Argentine crisis: Taking To The Streets Against The IMF

Argentine crisis: Taking To The Streets Against The IMF

WHEN IT seemed to most Argentinians that conditions in their bankrupt country couldn’t get any worse, then they did. The five-month long financial crisis and 46-month long recession that has devastated the lives of Argentina’s working class and once-prosperous middle class, has deepened in the last week.

According to the Buenos Aires Herald: “With the peso sharply devalued and joblessness hovering near 24%, the country is undergoing its worst economic crisis in history. Over 40% of its 36 million residents now live under the poverty line and massive protests have become a daily feature of the country’s life.” The economy is expected to contract by 15% this year!

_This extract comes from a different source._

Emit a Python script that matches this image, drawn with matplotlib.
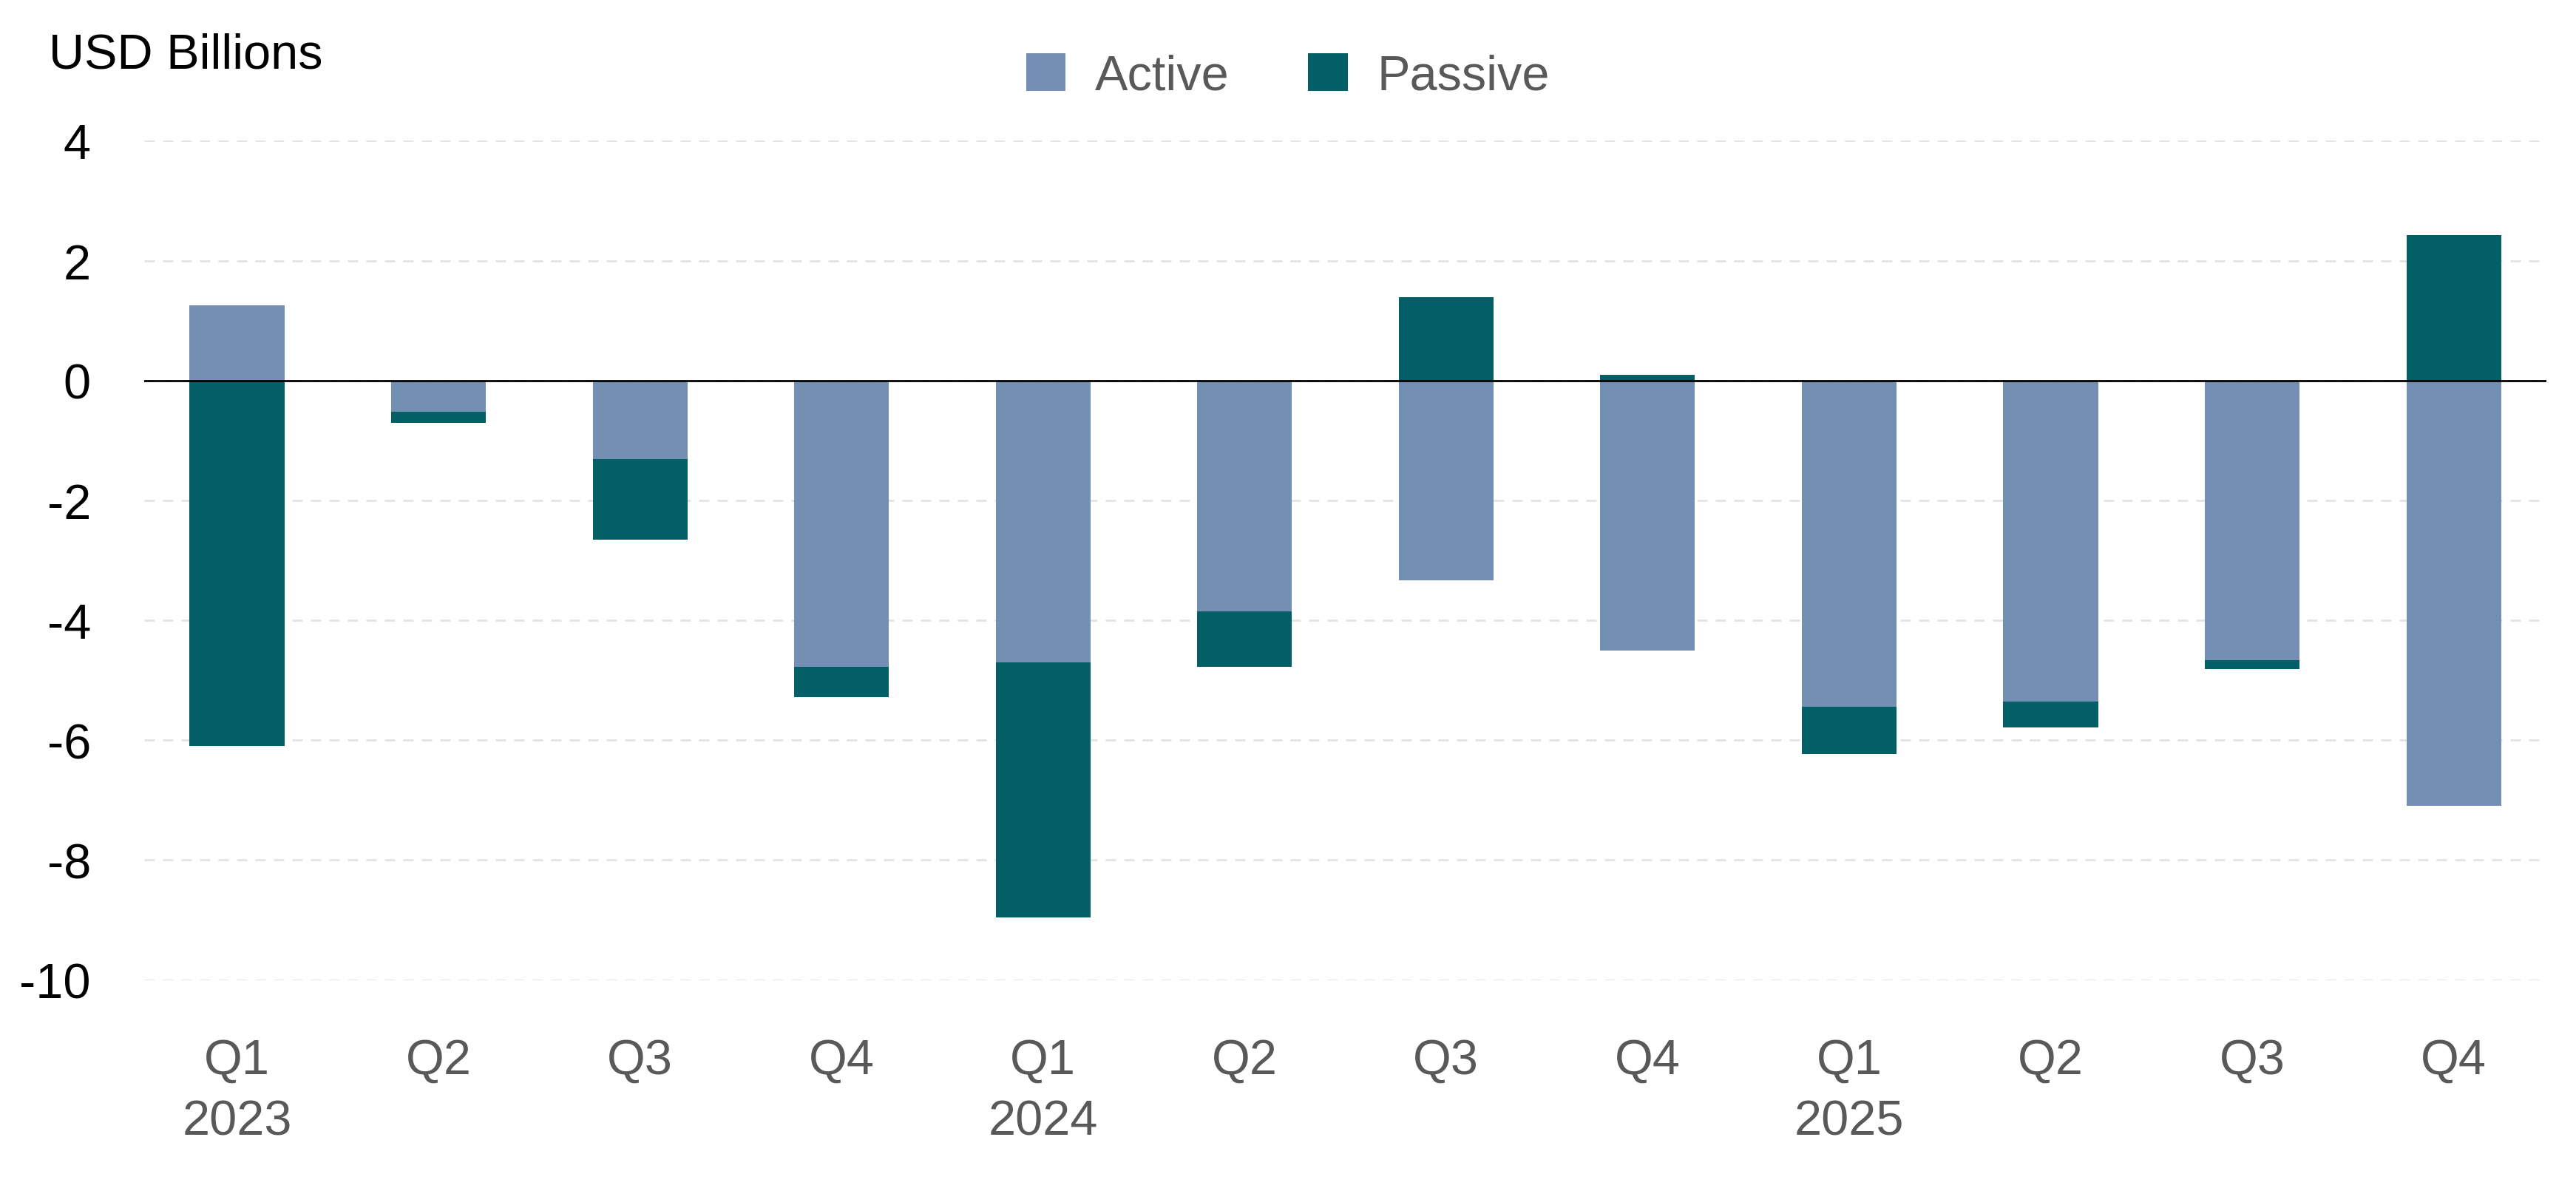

Fear of financial meltdown and a banking collapse led to panicked savers withdrawing huge quantities of cash from banks (over $100 million a day) forcing Argentina’s Peronist president Edwardo Duhalde to order a nationwide bank holiday.

Meanwhile the economy minister, Remes Lenicov, returned empty handed from a meeting of International Monetary Fund (IMF) delegates in Washington. His pleas for a resumption of loans to Argentina’s $141 billion debt-ridden economy was rebuffed. The IMF want further cuts in public spending by the country’s regional governments. More cuts will increase unemployment, worsen health and education and cut pensions.

Lenicov proposed converting billions of frozen savings into government bonds in order to stop a drain on bank ie to force savers to take on government debt.

This provoked more street protests, strikes and occupations. “Thousands of deposit-holders banging pots and pans gathered outside a heavily guarded Congress for a second day to protest against any attempt by widely despised legislators to approve the savings-for-bonds plan. On Monday night, frightened senators had to be escorted under guard from the building.” (Buenos Aires Herald, 25 April)

Needless to say, Congress kicked out Lenicov’s plan and he then resigned. Another crisis of Duhalde’s administration resulted in the appointment of Roberto Lavagna as the new economy minister.

To buy time in order to “mollify impatient international money lenders”, as the BBC put it, the parliament passed a law denying most savers access to their bank deposits. Under the measure, only savers who mount successful challenges against existing restrictions on withdrawals will get access to their money, though the government will be able to appeal against court decisions.

However, the last time parliament passed the ‘hot potato’ to the Supreme Court mass protests forced the judges to throw it back to Congress in a hurry!

Months of emergency measures have failed to stem the crisis, which isn’t simply the result of incompetent and corrupt politicians, but is a root and branch capitalist crisis that can only be ended when the country’s working class, pulling behind it the disaffected middle classes, take control.

Only a workers’ government which nationalises industry and the banks and implements an emergency plan of production to re-employ people and restore functioning services can resolve the crisis.